Two years ago the film festival programmed “Play Again,” which tells the story of tech-addicted youth giving up their modern-day conveniences and reacquainting themselves with nature. Though not explicitly about saving the planet, the film comments on the growing divide between humans and their natural surroundings. As well they’ve also screened a film called “The City Dark,” which highlights the issue of light pollution.
This year forum highlights will include “Bringing it Home: Industrial Hemp, Healthy Houses, and a Greener America.” Co-director and local resident Blaire Johnson will serve as a panelist, along with Dulaine Ellis who will be there in support of her film, “Ground Operations: Battle Fields to Farm Fields.”

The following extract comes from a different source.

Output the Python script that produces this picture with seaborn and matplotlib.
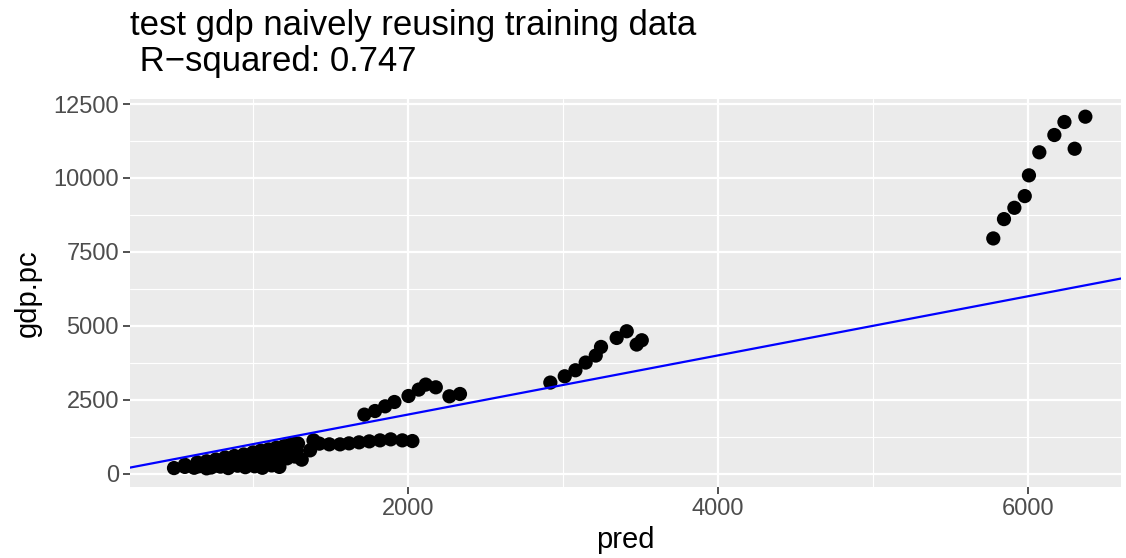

Representatives from several local environmental groups will attend to share in information and field questions about becoming involved. Folks can expect to learn more about: Sierra Club, Citizens Against Titan, Thumos Project, Cape Fear’s Doing Green, Conscious Integration, Cape Fear Community College and the Island Wellness Center. Likewise, lcoal nonprofit and activists Working Films will have representatives at the event.
Refreshments will be served, including cookies, vegetable and cheese trays, coffee and lemonade, thanks to UNCW’s catering service. Funds for the event were raised through an Indiegogo campaign which secured over $1,000—double their initial goal.
“If I do have another environmental cause [aside from the Environmental Film Forum], it’s taking my 5-year old out to the beach and nature parks as much as possible,” Silva states. “I don’t think we can expect future generations to go out of their way to protect the environment if they haven’t spent much time in it.”